Last week four students in my department came over my place for dinner. Coincidentally or not, all the four of them are Chinese, married, and their respective husbands (and children) are all in China.

This made me think. Sometimes I complain of the difficulties of struggling to complete a doctorate living by myself with no family in an eight-thousand-kilometer radius; that this double life is just not worth it; why am I doing this anyways; blah, blah, blah. But for these colleagues, the double-life feeling is much more drastic: their family ties stronger; the trip home much longer; the language and cultural barriers much more pronounced (at least I don't need to learn a new alphabet).

It may be just the way I look at it, one of those "grass is always greener" type of feelings. But they not only seem to take their programme more seriously, but they take the whole process with much more serenity than I do. Is it a sacrifice for them? Certainly, but one that was carefully considered and then embraced. They seem to have a purpose as well as something at stake: something that makes all this studying make sense, and gives it some value that goes beyong studying for study sake.

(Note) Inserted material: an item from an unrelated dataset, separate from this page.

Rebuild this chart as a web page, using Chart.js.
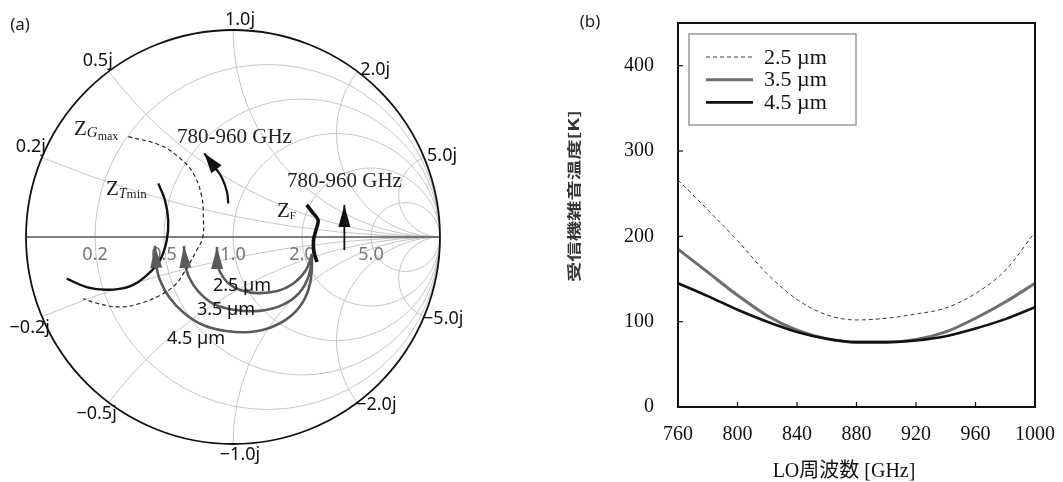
<!DOCTYPE html>
<html>
<head>
<meta charset="utf-8">
<script src="https://cdn.jsdelivr.net/npm/chart.js@4.4.0/dist/chart.umd.min.js"></script>
<style>
  html, body { margin: 0; padding: 0; background: #fff; }
  body { width: 1063px; height: 482px; position: relative; overflow: hidden; }
  #smith { position: absolute; left: 0; top: 0; }
  #trx { position: absolute; left: 560px; top: 0; }
</style>
</head>
<body>
<canvas id="smith" width="490" height="482"></canvas>
<canvas id="trx" width="503" height="482"></canvas>
<script>
// ─── (b) receiver noise temperature vs LO frequency ─────────
const freqGHz = [760, 780, 800, 820, 840, 860, 880, 900, 920, 940, 960, 980, 1000];
const trx25 = [266, 231, 195, 156, 126, 108, 102, 104, 109, 116, 133, 160, 205];
const trx35 = [185, 158, 131, 107, 90, 80, 76, 76, 79, 88, 104, 123, 145];
const trx45 = [145, 130, 114, 100, 88, 80, 76, 76, 78, 83, 92, 103, 117];
const seriesNames = ["2.5 µm", "3.5 µm", "4.5 µm"];
const xTicks = [760, 800, 840, 880, 920, 960, 1000];
const yTicks = [0, 100, 200, 300, 400];

// ─── (a) Smith chart: grid values and impedance loci (reflection plane) ──
const rGrid = [0.2, 0.5, 1.0, 2.0, 5.0];
const xGrid = [0.2, 0.5, 1.0, 2.0, 5.0];
const rLabels = ["0.2", "0.5", "1.0", "2.0", "5.0"];
const xLabels = ["0.2j", "0.5j", "1.0j", "2.0j", "5.0j"];

const tminU = [-0.361, -0.329, -0.313, -0.320, -0.353, -0.417, -0.498, -0.610, -0.707, -0.803];
const tminV = [0.259, 0.179, 0.082, -0.016, -0.113, -0.185, -0.238, -0.255, -0.242, -0.201];
const gmaxU = [-0.506, -0.353, -0.256, -0.192, -0.151, -0.143, -0.146, -0.175, -0.240, -0.280, -0.353, -0.449, -0.546, -0.643, -0.723];
const gmaxV = [0.485, 0.444, 0.380, 0.308, 0.195, 0.082, 0.000, -0.064, -0.177, -0.232, -0.282, -0.321, -0.338, -0.324, -0.298];
const zfU = [0.356, 0.382, 0.411, 0.401, 0.389, 0.391, 0.406];
const zfV = [0.155, 0.121, 0.082, 0.034, -0.014, -0.072, -0.121];
const sweepAU = [-0.023, -0.029, -0.053, -0.092, -0.139];
const sweepAV = [0.163, 0.217, 0.285, 0.343, 0.404];
const sweepBU = [0.538, 0.538];
const sweepBV = [-0.063, 0.155];
const arc25U = [0.382, 0.353, 0.295, 0.213, 0.116, 0.034, -0.024, -0.063, -0.077, -0.077];
const arc25V = [-0.082, -0.159, -0.222, -0.261, -0.271, -0.256, -0.222, -0.169, -0.121, -0.048];
const arc35U = [0.382, 0.367, 0.319, 0.237, 0.130, 0.014, -0.092, -0.169, -0.213, -0.232, -0.237];
const arc35V = [-0.082, -0.184, -0.271, -0.329, -0.357, -0.353, -0.324, -0.261, -0.193, -0.126, -0.043];
const arc45U = [0.382, 0.377, 0.348, 0.285, 0.188, 0.082, -0.034, -0.145, -0.237, -0.309, -0.353, -0.372, -0.377];
const arc45V = [-0.082, -0.198, -0.295, -0.377, -0.435, -0.459, -0.454, -0.425, -0.367, -0.290, -0.208, -0.130, -0.043];

const SERIF = '"Liberation Serif", "Times New Roman", serif';
const SANS = '"Noto Sans", "DejaVu Sans", sans-serif';

const pts = (xs, ys) => xs.map((x, i) => ({ x, y: ys[i] }));

function drawRuns(ctx, x, y, runs) {
  ctx.textAlign = "left";
  ctx.textBaseline = "alphabetic";
  runs.forEach(([t, font, dy]) => {
    ctx.font = font;
    ctx.fillText(t, x, y + dy);
    x += ctx.measureText(t).width;
  });
}

// ─── Smith chart ─────────────────────────────────────────
const smithPlugin = {
  id: "smithGrid",
  beforeDatasetsDraw(chart) {
    const { ctx, scales: { x, y } } = chart;
    const px = u => x.getPixelForValue(u), py = v => y.getPixelForValue(v);
    const R = px(1) - px(0);
    ctx.save();
    ctx.beginPath(); ctx.arc(px(0), py(0), R, 0, 2 * Math.PI); ctx.clip();
    ctx.strokeStyle = "#c6c6c6"; ctx.lineWidth = 1;
    rGrid.forEach(r => {
      ctx.beginPath(); ctx.arc(px(r / (r + 1)), py(0), R / (r + 1), 0, 2 * Math.PI); ctx.stroke();
    });
    xGrid.forEach(xx => [1, -1].forEach(s => {
      ctx.beginPath(); ctx.arc(px(1), py(s / xx), R / xx, 0, 2 * Math.PI); ctx.stroke();
    }));
    ctx.restore();

    ctx.save();
    ctx.strokeStyle = "#555"; ctx.lineWidth = 1.5;
    ctx.beginPath(); ctx.moveTo(px(-1), py(0)); ctx.lineTo(px(1), py(0)); ctx.stroke();
    ctx.strokeStyle = "#111"; ctx.lineWidth = 1.8;
    ctx.beginPath(); ctx.arc(px(0), py(0), R, 0, 2 * Math.PI); ctx.stroke();

    // resistance labels
    ctx.fillStyle = "#777"; ctx.font = "18px " + SANS;
    ctx.textAlign = "center"; ctx.textBaseline = "alphabetic";
    rGrid.forEach((r, i) => ctx.fillText(rLabels[i], px((r - 1) / (r + 1)), py(0) + 23));

    // reactance labels
    ctx.fillStyle = "#111";
    xGrid.forEach((xx, i) => [1, -1].forEach(s => {
      const t = s * xx;
      const u = (t * t - 1) / (t * t + 1), v = 2 * t / (t * t + 1);
      const bx = px(u), by = py(v);
      const txt = (s < 0 ? "\u2212" : "") + xLabels[i];
      if (Math.abs(u) < 0.05) {
        ctx.textAlign = "center";
        ctx.fillText(txt, bx + 7, v > 0 ? by - 5 : by + 16);
      } else if (u > 0) {
        ctx.textAlign = "left";
        ctx.fillText(txt, bx + (v > 0 ? 3 : -1), by + (v > 0 ? 4 : 7));
      } else {
        ctx.textAlign = "right";
        ctx.fillText(txt, bx + (v > 0 ? 4 : 8), v > 0 ? by - 5 : by + 16);
      }
    }));
    ctx.restore();
  },
  afterDatasetsDraw(chart) {
    const { ctx } = chart;
    ctx.save();
    chart.data.datasets.forEach((ds, i) => {
      if (!ds.arrow) return;
      const els = chart.getDatasetMeta(i).data;
      const a = els[els.length - 2], b = els[els.length - 1];
      const dx = b.x - a.x, dy = b.y - a.y, d = Math.hypot(dx, dy);
      const ux = dx / d, uy = dy / d;
      const [len, half] = ds.arrow;
      ctx.fillStyle = ds.borderColor;
      ctx.beginPath();
      ctx.moveTo(b.x, b.y);
      ctx.lineTo(b.x - ux * len - uy * half, b.y - uy * len + ux * half);
      ctx.lineTo(b.x - ux * len + uy * half, b.y - uy * len - ux * half);
      ctx.closePath(); ctx.fill();
    });

    ctx.fillStyle = "#222";
    drawRuns(ctx, 74, 135, [["Z", "21px " + SERIF, 0], ["G", "italic 15px " + SERIF, 2], ["max", "12px " + SERIF, 5]]);
    drawRuns(ctx, 106, 195, [["Z", "21px " + SERIF, 0], ["T", "italic 14px " + SERIF, 3], ["min", "13px " + SERIF, 3]]);
    drawRuns(ctx, 277, 217, [["Z", "21px " + SERIF, 0], ["F", "11px " + SERIF, 2]]);
    drawRuns(ctx, 177, 143, [["780-960 GHz", "21px " + SERIF, 0]]);
    drawRuns(ctx, 287, 187, [["780-960 GHz", "21px " + SERIF, 0]]);

    ctx.fillStyle = "#111";
    drawRuns(ctx, 213, 291, [[seriesNames[0], "18px " + SANS, 0]]);
    drawRuns(ctx, 197, 315, [[seriesNames[1], "18px " + SANS, 0]]);
    drawRuns(ctx, 167, 344, [[seriesNames[2], "18px " + SANS, 0]]);

    ctx.fillStyle = "#222";
    ctx.font = "17px " + SANS; ctx.textAlign = "center"; ctx.textBaseline = "middle";
    ctx.fillText("(a)", 20, 25);
    ctx.restore();
  }
};

const locus = (data, color, width, extra) => ({
  data, borderColor: color, backgroundColor: color, borderWidth: width,
  showLine: true, pointRadius: 0, tension: 0.4, fill: false, ...extra
});

new Chart(document.getElementById("smith"), {
  type: "scatter",
  data: {
    datasets: [
      locus(pts(gmaxU, gmaxV), "#222", 1.2, { borderDash: [4, 3] }),
      locus(pts(tminU, tminV), "#111", 2.4),
      locus(pts(arc45U, arc45V), "#5a5a5a", 2.6, { arrow: [22, 6] }),
      locus(pts(arc35U, arc35V), "#5a5a5a", 2.6, { arrow: [22, 6] }),
      locus(pts(arc25U, arc25V), "#5a5a5a", 2.6, { arrow: [22, 6] }),
      locus(pts(sweepAU, sweepAV), "#111", 2.2, { arrow: [20, 6.5] }),
      locus(pts(sweepBU, sweepBV), "#111", 1.8, { arrow: [22, 6] }),
      locus(pts(zfU, zfV), "#111", 3.6, { tension: 0.3 }),
    ]
  },
  options: {
    responsive: false,
    animation: false,
    events: [],
    layout: { padding: { left: 26, top: 30, right: 50, bottom: 38 } },
    plugins: { legend: { display: false }, tooltip: { enabled: false } },
    scales: {
      x: { type: "linear", min: -1, max: 1, display: false },
      y: { type: "linear", min: -1, max: 1, display: false }
    }
  },
  plugins: [smithPlugin]
});

// ─── Trx chart ───────────────────────────────────────────
const trxDecor = {
  id: "trxDecor",
  afterDraw(chart) {
    const { ctx, chartArea: a, scales: { x, y } } = chart;
    ctx.save();
    ctx.strokeStyle = "#111"; ctx.lineWidth = 1.2;
    xTicks.forEach(v => {
      const p = x.getPixelForValue(v);
      ctx.beginPath(); ctx.moveTo(p, a.bottom); ctx.lineTo(p, a.bottom - 5); ctx.stroke();
    });
    yTicks.forEach(v => {
      const p = y.getPixelForValue(v);
      ctx.beginPath(); ctx.moveTo(a.left, p); ctx.lineTo(a.left + 5, p); ctx.stroke();
    });
    ctx.lineWidth = 2;
    ctx.strokeRect(a.left, a.top, a.right - a.left, a.bottom - a.top);

    // legend box
    const bx = a.left + 11, by = a.top + 11, bw = 167, bh = 91;
    ctx.fillStyle = "#fff"; ctx.fillRect(bx, by, bw, bh);
    ctx.strokeStyle = "#808080"; ctx.lineWidth = 1.2;
    ctx.strokeRect(bx, by, bw, bh);
    ctx.font = "22px " + SERIF; ctx.textAlign = "left"; ctx.textBaseline = "middle";
    seriesNames.forEach((name, i) => {
      const ds = chart.data.datasets[i];
      const ry = by + 23 + i * 22.7;
      ctx.strokeStyle = ds.borderColor; ctx.lineWidth = ds.borderWidth;
      ctx.setLineDash(ds.borderDash || []);
      ctx.beginPath(); ctx.moveTo(bx + 17, ry); ctx.lineTo(bx + 64, ry); ctx.stroke();
      ctx.setLineDash([]);
      ctx.fillStyle = "#111";
      ctx.fillText(name, bx + 75, ry + 1);
    });

    // axis titles
    ctx.fillStyle = "#111";
    ctx.font = "20px " + SERIF + ', "Noto Sans CJK JP"';
    ctx.textAlign = "center"; ctx.textBaseline = "middle";
    ctx.fillText("LO周波数 [GHz]", 284, 472);

    const yt = "受信機雑音温度[K]";
    ctx.fillStyle = "#333";
    ctx.font = 'bold 14px "Noto Sans CJK JP", sans-serif';
    const w = ctx.measureText(yt).width;
    ctx.translate(14, 196);
    ctx.rotate(-Math.PI / 2);
    ctx.scale(172 / w, 1);
    ctx.fillText(yt, 0, 0);
    ctx.setTransform(1, 0, 0, 1, 0, 0);

    ctx.fillStyle = "#222";
    ctx.font = "17px " + SANS;
    ctx.fillText("(b)", 30, 22);
    ctx.restore();
  }
};

new Chart(document.getElementById("trx"), {
  type: "line",
  data: {
    datasets: [
      { label: seriesNames[0], data: pts(freqGHz, trx25), borderColor: "#3c3c3c", borderWidth: 1, borderDash: [4, 3], order: 2 },
      { label: seriesNames[1], data: pts(freqGHz, trx35), borderColor: "#6e6e6e", borderWidth: 3, order: 1 },
      { label: seriesNames[2], data: pts(freqGHz, trx45), borderColor: "#111", borderWidth: 2.6, order: 0 },
    ]
  },
  options: {
    responsive: false,
    animation: false,
    events: [],
    layout: { padding: { left: 0, top: 23, right: 22, bottom: 0 } },
    plugins: { legend: { display: false }, tooltip: { enabled: false } },
    elements: {
      point: { radius: 0 },
      line: { cubicInterpolationMode: "monotone", fill: false }
    },
    scales: {
      x: {
        type: "linear", min: 760, max: 1000,
        grid: { display: false }, border: { display: false },
        afterBuildTicks: ax => { ax.ticks = xTicks.map(v => ({ value: v })); },
        afterFit: ax => { ax.height = 75; },
        ticks: { color: "#111", font: { family: SERIF, size: 20 }, padding: 8, maxRotation: 0, callback: v => String(v) }
      },
      y: {
        type: "linear", min: 0, max: 450,
        grid: { display: true, drawOnChartArea: false, drawTicks: true, tickLength: 24, tickColor: "rgba(0,0,0,0)" },
        border: { display: false },
        afterBuildTicks: ax => { ax.ticks = yTicks.map(v => ({ value: v })); },
        afterFit: ax => { ax.width = 118; },
        ticks: { color: "#111", font: { family: SERIF, size: 20 }, padding: 0, callback: v => String(v) }
      }
    }
  },
  plugins: [trxDecor]
});
</script>
</body>
</html>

As for me, do I have a purpose? Not sure. Sometimes I feel that it is all like an elaborate computer game, as a friend of mine says, which I started playing because it seemed like fun, but that now got quite challenging. My fingers are cramping, my eyes are sore from looking at the screen for so long, by brain is burning out, my social life is going down the drain, but my intellectual vanity does not allow me to quit at this point ("it's been so many obstacles, I must be getting near the end any time now," she says, as hours, weeks, years pass by). I don't know about you, but this doesn't seem to me like a motive deserving of a doctorate. I need a worthier cause. I must have more at stake than just the fear of losing face, right?

Maybe finding out what this is just the missing key that I need to move on to the next level.